体験功夫。。。陳家溝~三人目の老師は「王西安」
その姓を見ても分かるように(陳ではない)、他から陳家溝へとやってきた家族。
拳を習いたくとも彼の姿が見えるやいなや門を閉ざされたり~年下の子供に負けたり。。。
1958年、村を離れて各地で武術指導をしていた陳照丕が陳家溝に戻って、武術学校を開設。
陳姓でなくとも、何歳でも、男女の区別もなく受け入れた。王西安は水を得た魚のように技術を吸収~実戦的な太極拳に重点をおいた指導をしている。
★補足★
「陳照丕(1893~1971)」⇒陳氏太極拳第十代伝人。叔父陳発科より学ぶ
1941年、イナゴが大量発生して穀物に多大な被害を与え、その翌年には河南省一帯の大旱魃~等で村民たちの暮らしは逼迫。飢えを凌ぐために草の根や木の皮を食べたり~青壮年たちは村を離れて出稼ぎに行ってしまい、練武者が激減していった。その現状を目の当たりにして、陳家拳の失伝を恐れて帰郷。
当時の弟子~王西安、朱天才、陳小旺、陳正雷、陳德旺、王天宝など三十人余りが集まった。
1966年。文化大革命時~太極拳は大毒草と称され、陳家の先祖を祀る堂や位牌は破壊された。
74歳になっていた陳照奎は迫害され、共に練拳した者たちは「搞小集団」と批判されて、自由に練習が出来なくなっていた⇒「夜聚明散=夜になると集まって練習、朝には解散」
1967年。陳照奎には四つの罪が問われていた。
第一は地主。第二は国術教官。第三は国民政府で教拳していた時に国民党に加入。第四は旧資産階級による反動組織に加入。
幾度かの批判に晒され、耐えきれなくなり~1967年初春に井戸に飛び込んで自殺を図る。
水が浅かったために命を落とすことはなく救出されたが、井戸の底に設置されていた竹筒が足に刺さり怪我を負った。
批判対象者の陳照奎を敢えて治療しようとする医者はおらず、陳正雷と陳春雷は家に連れ帰って塩水で傷口を洗ったり、酒で消毒したりしたが~結果は芳しくなく、片足は使えなくなってしまった。

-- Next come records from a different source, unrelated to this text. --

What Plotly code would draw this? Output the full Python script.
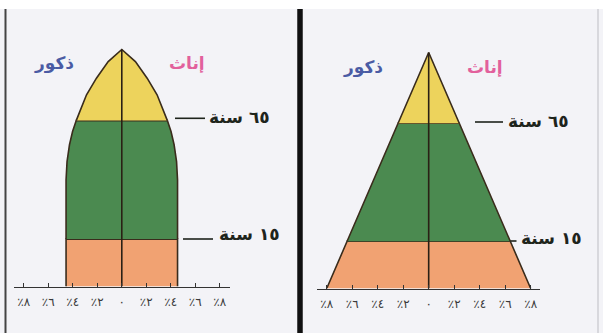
import plotly.graph_objects as go

# ---------------- data ----------------
# schematic vertical level of each outline point (0 = base, 100 = apex)
levels_left = [0, 20, 45, 52.7, 59.8, 65.4, 70, 73.8, 80.9, 87.9, 94.9, 100]
# half-width of the pyramid (% of population on each side)
halfwidth_left = [4.55, 4.55, 4.55, 4.47, 4.27, 4.02, 3.72, 3.43, 2.88, 2.07, 1.11, 0]

levels_right = [0, 20, 70, 100]
halfwidth_right = [8.0, 6.4, 2.4, 0]

band_edges = [0, 20, 70, 100]
band_colors = ["#F1A272", "#4B8A50", "#EDD35C"]
age_labels = ["١٥ سنة", "٦٥ سنة"]

tick_values = [-8, -6, -4, -2, 0, 2, 4, 6, 8]
tick_text = ["\u202b٨٪\u202c", "\u202b٦٪\u202c", "\u202b٤٪\u202c", "\u202b٢٪\u202c", "٠",
             "\u202b٢٪\u202c", "\u202b٤٪\u202c", "\u202b٦٪\u202c", "\u202b٨٪\u202c"]
male_label = "ذكور"
female_label = "إناث"

W, H = 603, 333
OUTLINE = "#3a2c1c"
ARFONT = "DejaVu Sans"


def px(x):
    return x / W


def py(y):
    return 1 - y / H


fig = go.Figure()


def add_pyramid(levels, widths, xa, ya):
    for lo, hi, col in zip(band_edges[:-1], band_edges[1:], band_colors):
        pts = [(h, w) for h, w in zip(levels, widths) if lo <= h <= hi]
        ys = [p[0] for p in pts] + [p[0] for p in reversed(pts)]
        xs = [p[1] for p in pts] + [-p[1] for p in reversed(pts)]
        fig.add_trace(go.Scatter(x=xs, y=ys, xaxis=xa, yaxis=ya, mode="lines",
                                 fill="toself", fillcolor=col,
                                 line=dict(color=OUTLINE, width=1.6),
                                 hoverinfo="skip", showlegend=False))
    fig.add_trace(go.Scatter(x=[0, 0], y=[levels[0], levels[-1]], xaxis=xa, yaxis=ya,
                             mode="lines", line=dict(color="#2a2015", width=1.6),
                             hoverinfo="skip", showlegend=False))


add_pyramid(levels_left, halfwidth_left, "x", "y")
add_pyramid(levels_right, halfwidth_right, "x2", "y2")

xaxis_common = dict(showgrid=False, zeroline=False, showline=True, linecolor="#333",
                    linewidth=1.5, ticks="inside", ticklen=4, tickwidth=1.2,
                    tickcolor="#333", tickvals=tick_values, ticktext=tick_text,
                    tickfont=dict(family=ARFONT, size=12, color="#3a3a3a"),
                    ticklabelstandoff=4, fixedrange=True)
yaxis_common = dict(visible=False, range=[0, 115], fixedrange=True)

shapes = []
# panel background and frame
shapes.append(dict(type="rect", xref="paper", yref="paper", x0=0, x1=1, y0=0, y1=py(9),
                   fillcolor="#f3f3f7", line=dict(width=0), layer="below"))
shapes.append(dict(type="line", xref="paper", yref="paper", x0=px(5.5), x1=px(5.5),
                   y0=0, y1=py(9), line=dict(color="#444", width=2)))
shapes.append(dict(type="line", xref="paper", yref="paper", x0=px(300), x1=px(300),
                   y0=0, y1=py(9), line=dict(color="#111", width=5.5)))
shapes.append(dict(type="line", xref="paper", yref="paper", x0=px(598), x1=px(598),
                   y0=0, y1=py(9), line=dict(color="#cfcfd4", width=1.5)))
# leader lines for age labels
for (x0, x1, y) in [(175, 205, 118.3), (183, 213, 239), (475, 503, 122), (510.5, 516.5, 241)]:
    shapes.append(dict(type="line", xref="paper", yref="paper", x0=px(x0), x1=px(x1),
                       y0=py(y), y1=py(y), line=dict(color="#1e241c", width=1.6)))

annotations = []
for (txt, cx, cy, col) in [(male_label, 53.5, 63, "#4a5ba4"), (female_label, 187.5, 63, "#e2609c"),
                           (male_label, 362.5, 67, "#4a5ba4"), (female_label, 485, 67, "#e2609c")]:
    annotations.append(dict(text="<b>" + txt + "</b>", x=px(cx), y=py(cy), xref="paper", yref="paper",
                            showarrow=False, xanchor="center", yanchor="middle",
                            font=dict(family=ARFONT, size=17, color=col)))
for (txt, lx, cy) in [(age_labels[1], 207, 117), (age_labels[0], 217, 234),
                      (age_labels[1], 506, 121), (age_labels[0], 519, 238)]:
    annotations.append(dict(text="<b>" + txt + "</b>", x=px(lx), y=py(cy), xref="paper", yref="paper",
                            showarrow=False, xanchor="left", yanchor="middle",
                            font=dict(family=ARFONT, size=17, color="#1e241c")))

fig.update_layout(
    width=W, height=H, margin=dict(l=0, r=0, t=0, b=0),
    paper_bgcolor="#ffffff", plot_bgcolor="rgba(0,0,0,0)",
    xaxis=dict(domain=[px(14), px(229.6)], range=[-8.8, 8.8], anchor="y", **xaxis_common),
    yaxis=dict(domain=[py(286.5), py(13.95)], anchor="x", **yaxis_common),
    xaxis2=dict(domain=[px(316.5), px(539.6)], range=[-8.8, 8.7], anchor="y2", **xaxis_common),
    yaxis2=dict(domain=[py(288.5), py(17.1)], anchor="x2", **yaxis_common),
    shapes=shapes, annotations=annotations, showlegend=False,
)

fig.write_html("out.html", config={"displayModeBar": False, "staticPlot": True},
               post_script="document.body.style.margin='0';document.body.style.overflow='hidden';")
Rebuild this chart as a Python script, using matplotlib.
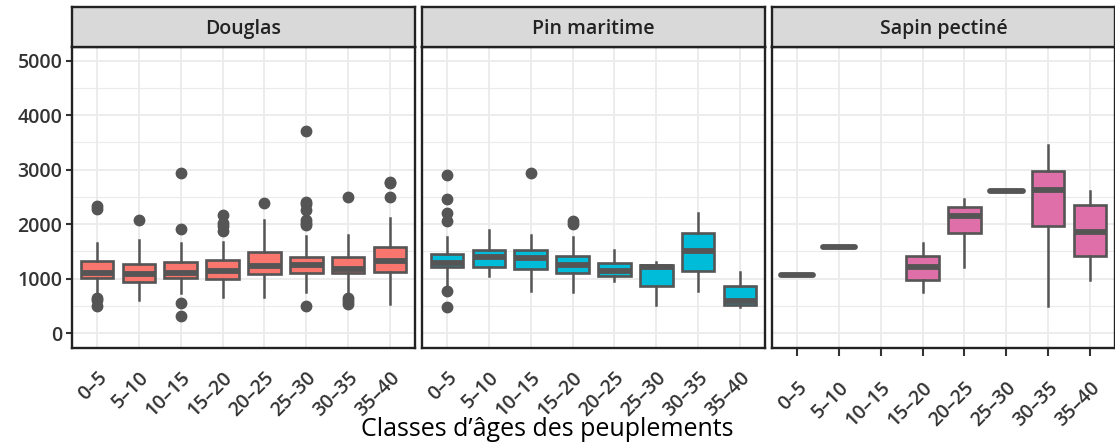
import matplotlib
matplotlib.use("Agg")
import matplotlib.pyplot as plt
from matplotlib.transforms import ScaledTranslation

plt.rcParams['font.family'] = ['Open Sans', 'DejaVu Sans']

classes = ["0–5", "5–10", "10–15", "15–20", "20–25", "25–30", "30–35", "35–40"]
species = ["Douglas", "Pin maritime", "Sapin pectiné"]
fills = ["#F8766D", "#00BCD8", "#DE6FA9"]

# Douglas
dou_pos = [1, 2, 3, 4, 5, 6, 7, 8]
dou_lo = [690, 610, 730, 670, 670, 760, 700, 530]
dou_q1 = [1015, 945, 1010, 995, 1080, 1105, 1105, 1115]
dou_med = [1105, 1090, 1105, 1140, 1235, 1240, 1170, 1325]
dou_q3 = [1315, 1270, 1310, 1335, 1480, 1400, 1400, 1580]
dou_hi = [1660, 1700, 1660, 1670, 2070, 1780, 1800, 2110]
dou_out = [[2330, 2270, 640, 610, 490], [2080], [2940, 1910, 560, 320],
           [2170, 2020, 1960, 1880], [2390],
           [3700, 2410, 2370, 2260, 2070, 2020, 1990, 500],
           [2490, 650, 590, 540], [2780, 2750, 2490]]

# Pin maritime
pin_pos = [1, 2, 3, 4, 5, 6, 7, 8]
pin_lo = [860, 1050, 780, 750, 950, 515, 780, 480]
pin_q1 = [1210, 1215, 1170, 1105, 1050, 855, 1130, 510]
pin_med = [1290, 1400, 1380, 1250, 1140, 1210, 1500, 590]
pin_q3 = [1445, 1525, 1520, 1415, 1280, 1255, 1830, 855]
pin_hi = [1770, 1895, 1800, 1770, 1530, 1295, 2200, 1125]
pin_out = [[2900, 2460, 2200, 2050, 780, 480], [], [2940], [2050, 2010], [], [], [], []]

# Sapin pectiné (no data for 10-15)
sap_pos = [1, 2, 4, 5, 6, 7, 8]
sap_lo = [1070, 1570, 750, 1205, 2610, 500, 975]
sap_q1 = [1070, 1570, 975, 1830, 2610, 1965, 1415]
sap_med = [1070, 1570, 1205, 2145, 2610, 2620, 1850]
sap_q3 = [1070, 1570, 1420, 2305, 2610, 2965, 2355]
sap_hi = [1070, 1570, 1650, 2455, 2610, 3445, 2615]
sap_out = [[], [], [], [], [], [], []]

groups = [
    (dou_pos, dou_lo, dou_q1, dou_med, dou_q3, dou_hi, dou_out),
    (pin_pos, pin_lo, pin_q1, pin_med, pin_q3, pin_hi, pin_out),
    (sap_pos, sap_lo, sap_q1, sap_med, sap_q3, sap_hi, sap_out),
]

dark = "#555555"
txt = "#333333"
fig = plt.figure(figsize=(11.15, 4.48), dpi=100)

lefts = [72, 422, 772]
label_pad = [14.4, 14.4, 15.6]   # points below axis / tick
label_dx = [4, 5, 15]            # pixels to the right of the tick
W, H = 1115, 448
for i, (name, col, grp) in enumerate(zip(species, fills, groups)):
    pos, lo, q1, med, q3, hi, out = grp
    ax = fig.add_axes([lefts[i] / W, 1 - 348 / H, 343 / W, (348 - 47) / H])
    sax = fig.add_axes([lefts[i] / W, 1 - 47 / H, 343 / W, 40 / H])

    stats = []
    for k in range(len(pos)):
        stats.append(dict(whislo=lo[k], q1=q1[k], med=med[k], q3=q3[k],
                          whishi=hi[k], fliers=out[k]))
    bp = ax.bxp(stats, positions=pos, widths=0.78, patch_artist=True,
                showcaps=False,
                boxprops=dict(facecolor=col, edgecolor=dark, linewidth=1.9),
                medianprops=dict(color=dark, linewidth=4.2, solid_capstyle='butt'),
                whiskerprops=dict(color=dark, linewidth=1.8),
                flierprops=dict(marker='o', markerfacecolor=dark,
                                markeredgecolor=dark, markersize=7.5))
    # groups with a single value show as a rounded bar
    for k, m in enumerate(bp['medians']):
        if q1[k] == q3[k]:
            m.set_solid_capstyle('round')

    ax.set_xlim(0.4, 8.6)
    ax.set_ylim(-275, 5250)
    ax.set_xticks(range(1, 9))
    ax.set_xticklabels(classes, rotation=45, ha='right', va='top',
                       rotation_mode='anchor', fontsize=14, color=txt,
                       fontweight='semibold')
    shift = ScaledTranslation(label_dx[i] / 100, 0, fig.dpi_scale_trans)
    for t in ax.get_xticklabels():
        t.set_transform(t.get_transform() + shift)
    ax.set_yticks([0, 1000, 2000, 3000, 4000, 5000])
    ax.set_yticks([500, 1500, 2500, 3500, 4500], minor=True)
    ax.grid(True, which='major', color='#ebebeb', linewidth=1.3)
    ax.grid(True, which='minor', axis='y', color='#ebebeb', linewidth=0.8)
    ax.set_axisbelow(True)
    ax.tick_params(axis='y', which='minor', length=0)
    if i == 0:
        ax.tick_params(axis='y', length=4, width=1.5, color=txt,
                       labelsize=14, labelcolor=txt, pad=3)
        for t in ax.get_yticklabels():
            t.set_fontweight('semibold')
    else:
        ax.tick_params(axis='y', length=0, labelleft=False)
    if i == 2:
        ax.tick_params(axis='x', length=6, width=1.5, color=txt, pad=label_pad[i])
    else:
        ax.tick_params(axis='x', length=0, pad=label_pad[i])
    for s in ax.spines.values():
        s.set_color('#222222')
        s.set_linewidth(1.7)

    sax.set_facecolor('#d9d9d9')
    sax.set_xticks([])
    sax.set_yticks([])
    for s in sax.spines.values():
        s.set_color('#222222')
        s.set_linewidth(1.7)
    sax.text(0.5, 0.45, name, ha='center', va='center', fontsize=14,
             color='#222222', fontweight='semibold', transform=sax.transAxes)

fig.text(547 / W, 1 - 429 / H, "Classes d’âges des peuplements",
         ha='center', va='center', fontsize=18, color='black')

fig.savefig("out.png", dpi=100)
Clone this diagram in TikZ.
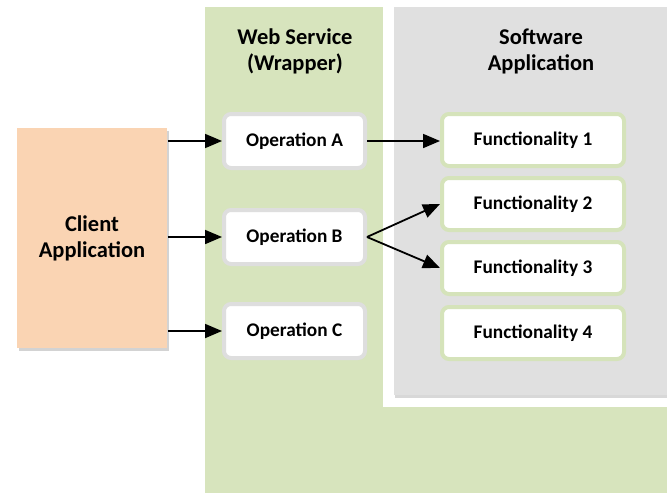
\documentclass[tikz,border=0pt]{standalone}
\usepackage{fontspec}
\setmainfont{Carlito}
\usepackage{tikz}
\usetikzlibrary{arrows.meta,shadows}

\definecolor{wsgreen}{HTML}{D7E4BD}
\definecolor{swgray}{HTML}{E0E0E0}
\definecolor{clientpeach}{HTML}{FAD4B3}
\definecolor{opborder}{HTML}{DEDEDE}
\definecolor{fnborder}{HTML}{D5E3BA}

\begin{document}
\begin{tikzpicture}[x=1pt,y=-1pt,->,>={Triangle[length=17pt,width=14pt]},line width=1.8pt,
                    title/.style={font=\fontsize{22.5}{26}\selectfont\bfseries,align=center},
                    client box/.style={rectangle,fill=clientpeach,minimum width=150pt,minimum height=220pt,
                        drop shadow={shadow xshift=2pt,shadow yshift=-3pt,opacity=.35},
                        font=\fontsize{22.5}{26}\selectfont\bfseries,align=center},
                    op box/.style={rectangle,rounded corners=7pt,fill=white,draw=opborder,line width=4pt,
                        minimum width=141pt,minimum height=54pt,font=\fontsize{19.3}{22}\selectfont\bfseries},
                    fn box/.style={op box,draw=fnborder,minimum width=182pt,minimum height=52pt}]

  \useasboundingbox (0,0) rectangle (667,495);

  % panels
  \fill[wsgreen] (205,7) rectangle (667,493);
  \fill[white] (383,7) rectangle (667,407);
  \fill[swgray,drop shadow={shadow xshift=1pt,shadow yshift=-3pt,opacity=.3}] (394,7) rectangle (667,395);

  \node[title] (wstitle) at (295,51) {Web Service\\(Wrapper)};
  \node[title] (swtitle) at (541,51) {Software\\Application};

  \node[client box] (client) at (92,238) {Client\\Application};

  \node[op box] (opA) at (294.5,141) {Operation A};
  \node[op box] (opB) at (294.5,237) {Operation B};
  \node[op box] (opC) at (294.5,331) {Operation C};

  \node[fn box] (fn1) at (533,140) {Functionality 1};
  \node[fn box] (fn2) at (533,204) {Functionality 2};
  \node[fn box] (fn3) at (533,268) {Functionality 3};
  \node[fn box] (fn4) at (533,333) {Functionality 4};

  \draw (client.east |- opA) -- (opA);
  \draw (client.east |- opB) -- (opB);
  \draw (client.east |- opC) -- (opC);
  \draw (opA) -- (fn1.west |- opA);
  \draw (opB.east) -- (fn2.west);
  \draw (opB.east) -- (fn3.west);
\end{tikzpicture}
\end{document}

1969年。人民日報に、「体操、球技、ランニング、登山、水泳、太極拳等の運動を行おう」という毛沢東のスローガンが掲載された。
この記事を読むや否や、新聞を握りしめて陳正雷を探し出し~
「小雷、毛主席が太極拳をやってもいいと~練拳は法を犯すことにはならない」
と、村の青少年たちに練拳を禁じる必要がなくなったことを喜び、資料を整理~「理論十三篇」をまとめた。
1972年。12月30日、80歳で逝去。